J’emploie finalement la plaisanterie, ce qui est presque une nécessité quand on avance une proposition dont on sait qu’elle ne se réalisera jamais. Mais cela nous conduit tout de même à des considérations sérieuses. Si l’État se plaçait sur la base de la libre entente, il pourrait conserver une grande partie de ses lois et de ses dispositions pour tous les hommes qui ne déclareraient pas formellement qu’ils sortent de l’État. Ainsi, il pourrait par exemple protéger la propriété privée de ses membres et empêcher quiconque voudrait la violer. Supposons qu’un individu, qui aurait fui l’État en en sortant, porte atteinte à la propriété d’un ressortissant de l’État, l’État pourrait le considérer comme un ennemi extérieur et pourrait, en cas de capture, appliquer contre lui les dispositions particulièrement sévères d’un code pénal qui aurait été spécialement conçu à cet effet. Mais ce que je voudrais surtout faire remarquer, c’est que toute une série de dispositions juridiques, aujourd’hui en vigueur, seraient condamnées à disparaître, même en ce qui concerne les ressortissants de l’État, si l’État se plaçait sur le terrain du libre contrat. Il n’aurait plus que le droit de s’immiscer dans les affaires concernant l’ensemble de ses membres volontaires. Il devrait renoncer à s’occuper des rapports et des relations que les individus décideraient d’avoir entre eux, sans qu’ils gênent les autres.

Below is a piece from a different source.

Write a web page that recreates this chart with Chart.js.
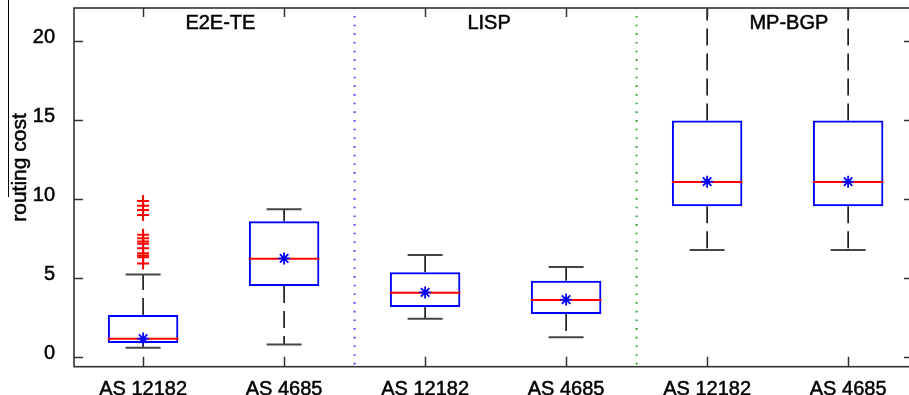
<!DOCTYPE html>
<html><head><meta charset="utf-8">
<script src="https://cdn.jsdelivr.net/npm/chart.js@4.4.0/dist/chart.umd.min.js"></script>
<style>
html,body{margin:0;padding:0;background:#fff;overflow:hidden;width:909px;height:395px}
#wrap{position:relative;width:915px;height:395px}
</style></head><body><div id="wrap"><canvas id="c"></canvas></div>
<script>
// ---- data ----
const categories = ['AS 12182', 'AS 4685', 'AS 12182', 'AS 4685', 'AS 12182', 'AS 4685'];
const groups = ['E2E-TE', 'LISP', 'MP-BGP'];
const lowerWhisker = [0.57, 0.78, 2.41, 1.23, 6.75, 6.75];
const q1 = [0.87, 4.47, 3.15, 2.70, 9.52, 9.52];
const medians = [1.14, 6.20, 4.05, 3.59, 11.06, 11.06];
const q3 = [2.64, 8.57, 5.34, 4.81, 14.95, 14.95];
const upperWhisker = [5.20, 9.33, 6.44, 5.68, 24.0, 24.0];
const means = [1.15, 6.22, 4.07, 3.62, 11.08, 11.08];
const outliersE2E12182 = [9.85, 9.56, 9.29, 8.97, 7.72, 7.5, 7.3, 7.15, 6.86, 6.55, 6.4, 6.3, 5.9];
const outliers = [outliersE2E12182, [], [], [], [], []];
const yTicks = [0, 5, 10, 15, 20];
const yLabel = 'routing cost';

// ---- axis limits ----
const X_MIN = 0.51, X_MAX = 6.46, Y_MIN = -0.63, Y_MAX = 22.07;
const FONT = "'Liberation Sans', Arial, Helvetica, sans-serif";

const xs = categories.map((_, i) => i + 1);

const whiskerData = [];
xs.forEach((x, i) => {
  whiskerData.push({x, y: q3[i]}, {x, y: upperWhisker[i]}, {x, y: null});
  whiskerData.push({x, y: q1[i]}, {x, y: lowerWhisker[i]}, {x, y: null});
});
const capData = [];
xs.forEach((x, i) => { capData.push({x, y: upperWhisker[i]}, {x, y: lowerWhisker[i]}); });
const outlierData = [];
xs.forEach((x, i) => outliers[i].forEach(v => outlierData.push({x, y: v})));
const groupBoundaries = groups.slice(1).map((_, g) => 2 * (g + 1) + 0.5);
const sepColors = ['#3f3fff', '#2e9a2e'];

const pointSet = (data, style, radius, color, width, order) => ({
  type: 'line', data, showLine: false, pointStyle: style, pointRadius: radius,
  pointBorderColor: color, pointBackgroundColor: color, pointBorderWidth: width,
  order, clip: 0
});

const datasets = [
  {
    type: 'bar',
    data: xs.map((x, i) => ({x, y: [q1[i], q3[i]]})),
    backgroundColor: 'rgba(0,0,0,0)', borderColor: '#0000ff', borderWidth: 2,
    borderSkipped: false, barPercentage: 0.5, categoryPercentage: 1, order: 3
  },
  {
    type: 'line', data: whiskerData, borderColor: '#111', borderWidth: 1.6,
    borderDash: [17, 8], pointRadius: 0, spanGaps: false, order: 5, clip: 0
  },
  pointSet(capData, 'line', 17.5, '#444', 2, 4),
  pointSet(xs.map((x, i) => ({x, y: medians[i]})), 'line', 35.25, '#ff0000', 2, 2),
  pointSet(outlierData, 'cross', 6, '#ff0000', 2, 1),
  pointSet(xs.map((x, i) => ({x, y: means[i]})), 'star', 6, '#0000ff', 1.8, 0)
];
groupBoundaries.forEach((b, k) => {
  datasets.push({
    type: 'line', data: [{x: b, y: Y_MAX}, {x: b, y: Y_MIN}],
    borderColor: sepColors[k], borderWidth: 2, borderDash: [1.6, 7.07], borderDashOffset: -8,
    pointRadius: 0, order: 6, clip: 0
  });
});

const decor = {
  id: 'decor',
  afterDraw(chart) {
    const {ctx, chartArea: a, scales} = chart;
    const xS = scales.x, yS = scales.y;
    ctx.save();
    // frame
    ctx.strokeStyle = '#333';
    ctx.lineWidth = 1.6;
    ctx.strokeRect(a.left, a.top, a.right - a.left, a.bottom - a.top);
    // inward ticks
    ctx.beginPath();
    yTicks.forEach(v => {
      const py = Math.round(yS.getPixelForValue(v)) + 0.5;
      ctx.moveTo(a.left, py); ctx.lineTo(a.left + 9, py);
      ctx.moveTo(a.right, py); ctx.lineTo(a.right - 9, py);
    });
    xs.forEach(v => {
      const px = Math.round(xS.getPixelForValue(v)) + 0.5;
      ctx.moveTo(px, a.bottom); ctx.lineTo(px, a.bottom - 10);
      ctx.moveTo(px, a.top); ctx.lineTo(px, a.top + 9);
    });
    ctx.lineWidth = 1.5;
    ctx.stroke();
    // group labels (left aligned, like MATLAB text())
    ctx.fillStyle = '#000';
    ctx.strokeStyle = '#000';
    ctx.lineWidth = 0.5;
    ctx.font = '20px ' + FONT;
    ctx.textAlign = 'left';
    ctx.textBaseline = 'alphabetic';
    groups.forEach((g, k) => {
      const gx = xS.getPixelForValue(1.3 + 2 * k), gy = yS.getPixelForValue(20.72);
      ctx.fillText(g, gx, gy);
      ctx.strokeText(g, gx, gy);
    });
    // y axis label
    ctx.save();
    ctx.translate(26, 167.5);
    ctx.rotate(-Math.PI / 2);
    ctx.font = '21px ' + FONT;
    ctx.textAlign = 'center';
    ctx.fillText(yLabel, 0, 0);
    ctx.strokeText(yLabel, 0, 0);
    ctx.restore();
    // thin scan line at far left present in the reference image
    ctx.beginPath();
    ctx.moveTo(8.5, 0); ctx.lineTo(8.5, 197);
    ctx.strokeStyle = '#000'; ctx.lineWidth = 1;
    ctx.stroke();
    ctx.restore();
  }
};

new Chart(document.getElementById('c'), {
  type: 'bar',
  data: {datasets},
  options: {
    responsive: true, maintainAspectRatio: false, animation: false, events: [],
    layout: {autoPadding: false, padding: {top: 8, right: 2, left: 0, bottom: 0}},
    plugins: {legend: {display: false}, tooltip: {enabled: false}},
    scales: {
      x: {
        type: 'linear', min: X_MIN, max: X_MAX, offset: false,
        grid: {display: false}, border: {display: false},
        afterBuildTicks: s => { s.ticks = xs.map(v => ({value: v})); },
        afterFit: s => { s.height = 28.3; s.paddingLeft = 0; s.paddingRight = 0; },
        ticks: {
          autoSkip: false, maxRotation: 0, padding: 3, color: '#000',
          textStrokeColor: '#000', textStrokeWidth: 0.5,
          font: {family: FONT, size: 20},
          callback: (v, i) => categories[i]
        }
      },
      y: {
        type: 'linear', min: Y_MIN, max: Y_MAX,
        grid: {display: false}, border: {display: false},
        afterBuildTicks: s => { s.ticks = yTicks.map(v => ({value: v})); },
        afterFit: s => { s.width = 74; s.paddingTop = 0; s.paddingBottom = 0; },
        ticks: {padding: 11, labelOffset: -3, color: '#000',
          textStrokeColor: '#000', textStrokeWidth: 0.5,
          font: {family: FONT, size: 20}}
      }
    }
  },
  plugins: [decor]
});
</script>
</body></html>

Ainsi, par exemple – par ces quelques remarques je crains évidemment de scandaliser certains sociaux-démocrates au plus haut point –, l’État devrait dans l’heure cesser de vouloir punir le duel. Car le duel est certes une folie dictée par l’autorité morale des principes de respectabilité, mais c’est aussi un accord entre deux personnes qui juridiquement ne regarde personne d’autre.

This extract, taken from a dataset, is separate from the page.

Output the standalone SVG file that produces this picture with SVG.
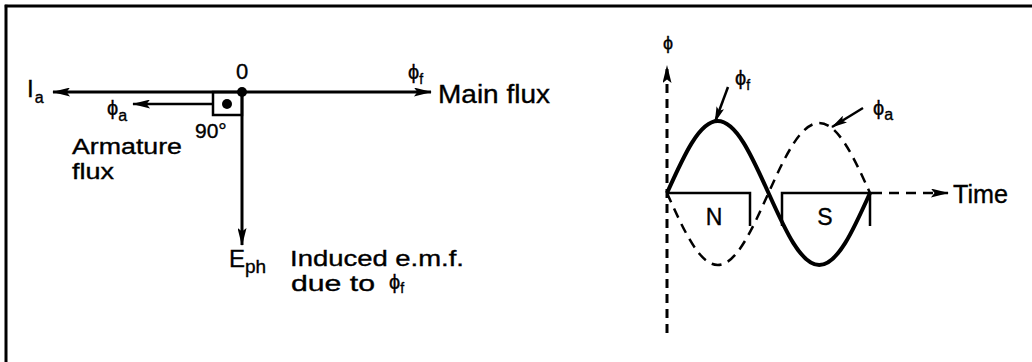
<svg xmlns="http://www.w3.org/2000/svg" width="1032" height="362" viewBox="0 0 1032 362">
<style>
.ln{stroke:#000;stroke-width:3;fill:none;stroke-linecap:butt}
.th{stroke:#000;stroke-width:2.5;fill:none}
.dash{stroke:#000;stroke-width:3;fill:none;stroke-dasharray:9 6}
.dsh2{stroke:#000;stroke-width:2.5;fill:none;stroke-dasharray:10 7}
.sine{stroke:#000;stroke-width:4;fill:none}
text{font-family:"Liberation Sans",Arial,sans-serif;fill:#000;stroke:#000;stroke-width:0.35}
.lb{font-size:25px}
.lb2{font-size:22px}
.sub{font-size:16px}
</style>
<defs>
<marker id="ah" viewBox="0 0 20 10" refX="19" refY="5" markerWidth="20" markerHeight="9" markerUnits="userSpaceOnUse" orient="auto">
<path d="M0,0 L20,5 L0,10 L4,5 z" fill="#000"/>
</marker>
<marker id="ahs" viewBox="0 0 20 10" refX="19" refY="5" markerWidth="16" markerHeight="8" markerUnits="userSpaceOnUse" orient="auto">
<path d="M0,0 L20,5 L0,10 L4,5 z" fill="#000"/>
</marker>
</defs>
<rect width="1032" height="362" fill="#fff"/>
<g id="border">
<line x1="6" y1="4.8" x2="6" y2="362" class="ln" stroke-width="2.5"/>
<line x1="4.8" y1="6" x2="1032" y2="6" class="ln" stroke-width="2.5"/>
</g>

<g id="connectors">
<line x1="242" y1="92" x2="53" y2="92" class="ln" marker-end="url(#ah)"/>
<line x1="213" y1="104" x2="133" y2="104" class="th" marker-end="url(#ah)"/>
<line x1="242" y1="92" x2="431" y2="92" class="ln" marker-end="url(#ah)"/>
<line x1="242" y1="92" x2="242" y2="245" class="ln" marker-end="url(#ah)"/>
<line x1="667" y1="333" x2="667" y2="66" class="dash" marker-end="url(#ah)"/>
<line x1="872" y1="193" x2="948" y2="193" class="dsh2" marker-end="url(#ah)"/>
<line x1="728" y1="87" x2="715" y2="122" class="th" marker-end="url(#ahs)"/>
<line x1="863" y1="108" x2="832" y2="127" class="th" marker-end="url(#ahs)"/>
</g>

<g id="phasor-diagram">
<rect x="213" y="92" width="29" height="23" class="th" stroke-width="2"/>
<circle cx="227" cy="104" r="5" fill="#000"/>
<circle cx="242" cy="92" r="5" fill="#000"/>
<text x="242" y="79" font-size="22" text-anchor="middle">0</text>
<text x="27" y="97" font-size="24">I<tspan class="sub" dx="1" dy="6">a</tspan></text>
<text x="107" y="115" font-size="20">ϕ<tspan class="sub" dy="6">a</tspan></text>
<text x="195" y="138" font-size="21">90°</text>
<text x="72" y="153.5" class="lb2" textLength="110" lengthAdjust="spacingAndGlyphs">Armature</text>
<text x="72" y="178.5" class="lb2" textLength="42" lengthAdjust="spacingAndGlyphs">flux</text>
<text x="408" y="79" font-size="20">ϕ<tspan font-size="14" dy="5">f</tspan></text>
<text x="438" y="103" class="lb" textLength="112" lengthAdjust="spacingAndGlyphs">Main flux</text>
<text x="229" y="267" font-size="24">E<tspan font-size="19" dy="6">ph</tspan></text>
<text x="290" y="266" class="lb2" textLength="174" lengthAdjust="spacingAndGlyphs">Induced e.m.f.</text>
<text x="291" y="291" class="lb2" textLength="84" lengthAdjust="spacingAndGlyphs">due to</text>
<text x="389" y="289" font-size="20">ϕ<tspan font-size="14" dy="4">f</tspan></text>
</g>

<g id="waveform">
<path d="M667,193 H750 V226 M782,226 V193 H872 M870,193 V226" class="th"/>
<path class="sine" d="M667,193 C683.97,155.19 699.48,121 717.75,121 C736.02,121 751.53,155.19 768.5,193 C785.47,230.81 800.98,265 819.25,265 C837.52,265 853.03,230.81 870,193"/>
<path class="dsh2" d="M667,193 C683.97,230.81 699.48,265 717.75,265 C736.02,265 751.53,230.81 768.5,193 C785.47,155.19 800.98,123 819.25,123 C837.52,123 853.03,155.19 870,193"/>
<text x="668" y="49" font-size="18" text-anchor="middle">ϕ</text>
<text x="735" y="85" font-size="20">ϕ<tspan font-size="14" dy="5">f</tspan></text>
<text x="873" y="115" font-size="20">ϕ<tspan class="sub" dy="5">a</tspan></text>
<text x="714" y="225" font-size="23" text-anchor="middle">N</text>
<text x="825" y="225" font-size="23" text-anchor="middle">S</text>
<text x="953" y="203" class="lb" textLength="55" lengthAdjust="spacingAndGlyphs">Time</text>
</g>
</svg>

Si, en effet, deux hommes se mettent d’accord pour se tirer dessus ou se battre l’un contre l’autre, personne n’a le droit d’intervenir arbitrairement dans leurs affaires privées. Un État qui reposerait sur le contrat révocable ne serait pas davantage autorisé à jouer les gardiens de la vertu, et si par exemple deux hommes adultes se sentent attirés l’un par l’autre en raison de leurs besoins sexuels anormaux, je ne vois pas du tout quel intérêt légitime peut avoir la communauté des autres membres de l’État à punir cette forme de pédérastie. Naturellement, cela est d’autant plus choquant quand on voit par exemple que, en Angleterre, aujourd’hui encore, la tentative de suicide est passible d’une peine, quand l’État, donc, intervient brutalement dans la sphère juridique séparée d’un individu. Car la manière dont je fais face à la vie et à la mort est une affaire qui ne regarde que moi, dont je suis seul juge.
Puisque nous en sommes arrivés au suicide, c’est l’occasion de conclure pour aujourd’hui. Chez nous, sur le continent, chacun sait que le suicide n’est pas puni par l’État ; de fait, il existe pour nous un moyen légal de sortir dès aujourd’hui de l’État, et ce moyen c’est le suicide. Pour ceux qui aiment la vie et qui veulent la rendre plus libre et plus heureuse, je ne puis malheureusement en indiquer un autre, car l’État est comme une souricière : le gras fromage de la vie nous y attire à la naissance, mais la suite c’est : « tu es dedans, tu y restes », et qui ne veut pas s’y résigner, celui-là s’enfoncera profondément les pointes acérées des lois dans ses propres chairs. C’est pour cette raison qu’il est nécessaire d’apporter un éclaircissement total de la cruelle absurdité que constitue l’État, afin que les hommes se décident enfin à transformer les choses de fond en comble et qu’ils puissent s’associer dans des groupes affinitaires libres sans la coercition de l’autorité et sans l’autorité de la coercition.